Write out the data again exactly, skipping every picture.

* START INFORMATION SUPPLIED *

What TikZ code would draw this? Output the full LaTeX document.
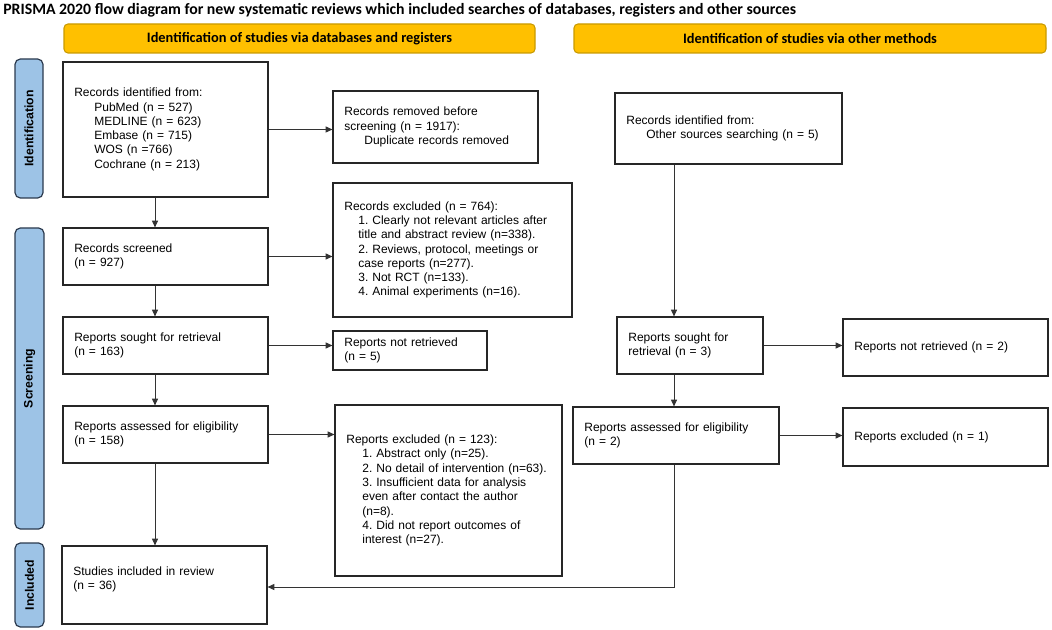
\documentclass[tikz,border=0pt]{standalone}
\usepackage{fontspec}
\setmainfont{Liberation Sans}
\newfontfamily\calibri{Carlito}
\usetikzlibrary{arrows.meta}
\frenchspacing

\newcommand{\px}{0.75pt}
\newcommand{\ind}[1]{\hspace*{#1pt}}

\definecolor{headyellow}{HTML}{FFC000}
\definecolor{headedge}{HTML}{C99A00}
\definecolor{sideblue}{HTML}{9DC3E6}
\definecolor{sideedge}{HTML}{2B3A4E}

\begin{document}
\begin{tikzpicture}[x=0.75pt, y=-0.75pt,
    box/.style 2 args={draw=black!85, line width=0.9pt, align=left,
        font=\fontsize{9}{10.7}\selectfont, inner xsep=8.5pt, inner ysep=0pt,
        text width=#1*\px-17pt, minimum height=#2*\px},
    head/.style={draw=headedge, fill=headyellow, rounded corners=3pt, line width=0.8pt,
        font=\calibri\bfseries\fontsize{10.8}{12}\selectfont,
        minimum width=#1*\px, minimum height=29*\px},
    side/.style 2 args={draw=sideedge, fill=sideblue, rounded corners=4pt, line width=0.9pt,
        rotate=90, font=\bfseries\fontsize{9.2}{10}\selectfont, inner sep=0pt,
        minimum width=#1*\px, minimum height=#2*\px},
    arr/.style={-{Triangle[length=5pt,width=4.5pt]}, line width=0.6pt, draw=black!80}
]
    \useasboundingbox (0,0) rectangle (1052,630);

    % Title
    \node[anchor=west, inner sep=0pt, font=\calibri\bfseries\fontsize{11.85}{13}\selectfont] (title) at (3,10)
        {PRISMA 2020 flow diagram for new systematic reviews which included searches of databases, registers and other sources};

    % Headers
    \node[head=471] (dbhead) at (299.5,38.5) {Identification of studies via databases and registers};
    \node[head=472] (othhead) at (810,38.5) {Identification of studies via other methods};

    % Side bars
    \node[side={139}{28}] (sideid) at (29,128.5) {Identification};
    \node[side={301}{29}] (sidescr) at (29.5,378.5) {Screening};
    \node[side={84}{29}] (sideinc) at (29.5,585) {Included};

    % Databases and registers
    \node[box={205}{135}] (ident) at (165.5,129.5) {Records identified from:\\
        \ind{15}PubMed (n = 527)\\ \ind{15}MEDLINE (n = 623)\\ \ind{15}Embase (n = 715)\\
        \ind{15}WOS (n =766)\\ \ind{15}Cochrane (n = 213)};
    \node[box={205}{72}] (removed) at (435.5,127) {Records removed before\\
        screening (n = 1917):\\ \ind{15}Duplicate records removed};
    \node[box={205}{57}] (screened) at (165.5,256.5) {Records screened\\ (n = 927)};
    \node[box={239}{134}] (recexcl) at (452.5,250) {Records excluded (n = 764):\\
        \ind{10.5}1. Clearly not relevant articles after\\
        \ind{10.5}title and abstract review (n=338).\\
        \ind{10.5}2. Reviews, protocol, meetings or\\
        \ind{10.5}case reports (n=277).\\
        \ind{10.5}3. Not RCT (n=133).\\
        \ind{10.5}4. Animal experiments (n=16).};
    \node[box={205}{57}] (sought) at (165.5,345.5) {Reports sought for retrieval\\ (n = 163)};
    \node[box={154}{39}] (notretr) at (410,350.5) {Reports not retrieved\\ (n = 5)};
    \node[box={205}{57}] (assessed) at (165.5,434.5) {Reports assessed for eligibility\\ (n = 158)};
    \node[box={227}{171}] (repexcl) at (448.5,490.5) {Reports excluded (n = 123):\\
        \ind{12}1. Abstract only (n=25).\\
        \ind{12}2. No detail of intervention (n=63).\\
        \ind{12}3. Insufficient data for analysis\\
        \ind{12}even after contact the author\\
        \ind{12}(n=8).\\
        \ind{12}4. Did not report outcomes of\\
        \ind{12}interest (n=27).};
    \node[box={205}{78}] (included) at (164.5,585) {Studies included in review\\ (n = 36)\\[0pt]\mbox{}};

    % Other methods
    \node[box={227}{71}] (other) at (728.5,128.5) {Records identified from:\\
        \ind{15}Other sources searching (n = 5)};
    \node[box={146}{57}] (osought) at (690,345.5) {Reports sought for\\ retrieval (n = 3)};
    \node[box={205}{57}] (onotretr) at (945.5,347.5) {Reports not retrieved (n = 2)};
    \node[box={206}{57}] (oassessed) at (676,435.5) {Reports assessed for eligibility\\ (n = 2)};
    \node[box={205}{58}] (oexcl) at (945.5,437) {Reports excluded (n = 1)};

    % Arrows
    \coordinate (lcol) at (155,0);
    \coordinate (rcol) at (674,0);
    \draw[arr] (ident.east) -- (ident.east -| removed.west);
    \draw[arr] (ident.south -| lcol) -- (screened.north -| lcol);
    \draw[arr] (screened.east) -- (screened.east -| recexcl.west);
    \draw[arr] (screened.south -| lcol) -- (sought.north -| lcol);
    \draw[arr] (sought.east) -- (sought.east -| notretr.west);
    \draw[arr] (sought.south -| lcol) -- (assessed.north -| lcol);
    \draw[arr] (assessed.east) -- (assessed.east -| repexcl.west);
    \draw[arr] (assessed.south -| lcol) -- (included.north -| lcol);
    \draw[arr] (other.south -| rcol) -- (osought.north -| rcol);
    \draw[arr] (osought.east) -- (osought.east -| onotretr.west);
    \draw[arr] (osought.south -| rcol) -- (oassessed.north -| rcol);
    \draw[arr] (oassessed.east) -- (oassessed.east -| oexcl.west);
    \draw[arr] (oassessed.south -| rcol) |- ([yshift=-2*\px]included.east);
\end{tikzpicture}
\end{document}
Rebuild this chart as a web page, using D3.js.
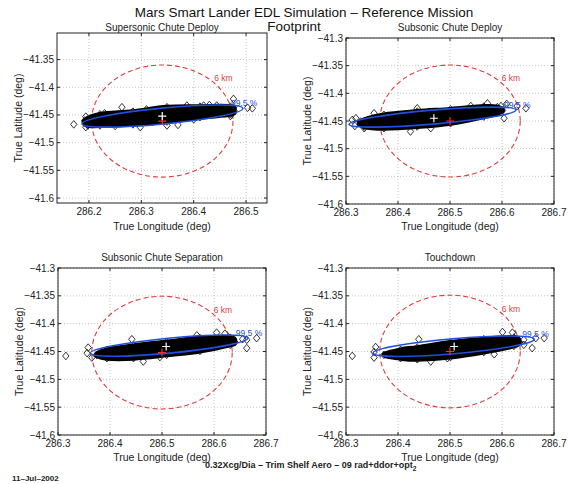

* END INFORMATION SUPPLIED *

RESPONSE FOR THIS EXERCISE |
What TikZ code would draw this? Output the full LaTeX document.
\documentclass[tikz,border=0pt]{standalone}
\usepackage{fontspec}
\setmainfont{Liberation Sans}
\newfontfamily\calibri{Carlito}
\usetikzlibrary{arrows.meta}
\frenchspacing

\newcommand{\px}{0.75pt}
\newcommand{\ind}[1]{\hspace*{#1pt}}

\definecolor{headyellow}{HTML}{FFC000}
\definecolor{headedge}{HTML}{C99A00}
\definecolor{sideblue}{HTML}{9DC3E6}
\definecolor{sideedge}{HTML}{2B3A4E}

\begin{document}
\begin{tikzpicture}[x=0.75pt, y=-0.75pt,
    box/.style 2 args={draw=black!85, line width=0.9pt, align=left,
        font=\fontsize{9}{10.7}\selectfont, inner xsep=8.5pt, inner ysep=0pt,
        text width=#1*\px-17pt, minimum height=#2*\px},
    head/.style={draw=headedge, fill=headyellow, rounded corners=3pt, line width=0.8pt,
        font=\calibri\bfseries\fontsize{10.8}{12}\selectfont,
        minimum width=#1*\px, minimum height=29*\px},
    side/.style 2 args={draw=sideedge, fill=sideblue, rounded corners=4pt, line width=0.9pt,
        rotate=90, font=\bfseries\fontsize{9.2}{10}\selectfont, inner sep=0pt,
        minimum width=#1*\px, minimum height=#2*\px},
    arr/.style={-{Triangle[length=5pt,width=4.5pt]}, line width=0.6pt, draw=black!80}
]
    \useasboundingbox (0,0) rectangle (1052,630);

    % Title
    \node[anchor=west, inner sep=0pt, font=\calibri\bfseries\fontsize{11.85}{13}\selectfont] (title) at (3,10)
        {PRISMA 2020 flow diagram for new systematic reviews which included searches of databases, registers and other sources};

    % Headers
    \node[head=471] (dbhead) at (299.5,38.5) {Identification of studies via databases and registers};
    \node[head=472] (othhead) at (810,38.5) {Identification of studies via other methods};

    % Side bars
    \node[side={139}{28}] (sideid) at (29,128.5) {Identification};
    \node[side={301}{29}] (sidescr) at (29.5,378.5) {Screening};
    \node[side={84}{29}] (sideinc) at (29.5,585) {Included};

    % Databases and registers
    \node[box={205}{135}] (ident) at (165.5,129.5) {Records identified from:\\
        \ind{15}PubMed (n = 527)\\ \ind{15}MEDLINE (n = 623)\\ \ind{15}Embase (n = 715)\\
        \ind{15}WOS (n =766)\\ \ind{15}Cochrane (n = 213)};
    \node[box={205}{72}] (removed) at (435.5,127) {Records removed before\\
        screening (n = 1917):\\ \ind{15}Duplicate records removed};
    \node[box={205}{57}] (screened) at (165.5,256.5) {Records screened\\ (n = 927)};
    \node[box={239}{134}] (recexcl) at (452.5,250) {Records excluded (n = 764):\\
        \ind{10.5}1. Clearly not relevant articles after\\
        \ind{10.5}title and abstract review (n=338).\\
        \ind{10.5}2. Reviews, protocol, meetings or\\
        \ind{10.5}case reports (n=277).\\
        \ind{10.5}3. Not RCT (n=133).\\
        \ind{10.5}4. Animal experiments (n=16).};
    \node[box={205}{57}] (sought) at (165.5,345.5) {Reports sought for retrieval\\ (n = 163)};
    \node[box={154}{39}] (notretr) at (410,350.5) {Reports not retrieved\\ (n = 5)};
    \node[box={205}{57}] (assessed) at (165.5,434.5) {Reports assessed for eligibility\\ (n = 158)};
    \node[box={227}{171}] (repexcl) at (448.5,490.5) {Reports excluded (n = 123):\\
        \ind{12}1. Abstract only (n=25).\\
        \ind{12}2. No detail of intervention (n=63).\\
        \ind{12}3. Insufficient data for analysis\\
        \ind{12}even after contact the author\\
        \ind{12}(n=8).\\
        \ind{12}4. Did not report outcomes of\\
        \ind{12}interest (n=27).};
    \node[box={205}{78}] (included) at (164.5,585) {Studies included in review\\ (n = 36)\\[0pt]\mbox{}};

    % Other methods
    \node[box={227}{71}] (other) at (728.5,128.5) {Records identified from:\\
        \ind{15}Other sources searching (n = 5)};
    \node[box={146}{57}] (osought) at (690,345.5) {Reports sought for\\ retrieval (n = 3)};
    \node[box={205}{57}] (onotretr) at (945.5,347.5) {Reports not retrieved (n = 2)};
    \node[box={206}{57}] (oassessed) at (676,435.5) {Reports assessed for eligibility\\ (n = 2)};
    \node[box={205}{58}] (oexcl) at (945.5,437) {Reports excluded (n = 1)};

    % Arrows
    \coordinate (lcol) at (155,0);
    \coordinate (rcol) at (674,0);
    \draw[arr] (ident.east) -- (ident.east -| removed.west);
    \draw[arr] (ident.south -| lcol) -- (screened.north -| lcol);
    \draw[arr] (screened.east) -- (screened.east -| recexcl.west);
    \draw[arr] (screened.south -| lcol) -- (sought.north -| lcol);
    \draw[arr] (sought.east) -- (sought.east -| notretr.west);
    \draw[arr] (sought.south -| lcol) -- (assessed.north -| lcol);
    \draw[arr] (assessed.east) -- (assessed.east -| repexcl.west);
    \draw[arr] (assessed.south -| lcol) -- (included.north -| lcol);
    \draw[arr] (other.south -| rcol) -- (osought.north -| rcol);
    \draw[arr] (osought.east) -- (osought.east -| onotretr.west);
    \draw[arr] (osought.south -| rcol) -- (oassessed.north -| rcol);
    \draw[arr] (oassessed.east) -- (oassessed.east -| oexcl.west);
    \draw[arr] (oassessed.south -| rcol) |- ([yshift=-2*\px]included.east);
\end{tikzpicture}
\end{document}
Rebuild this chart as a web page, using D3.js.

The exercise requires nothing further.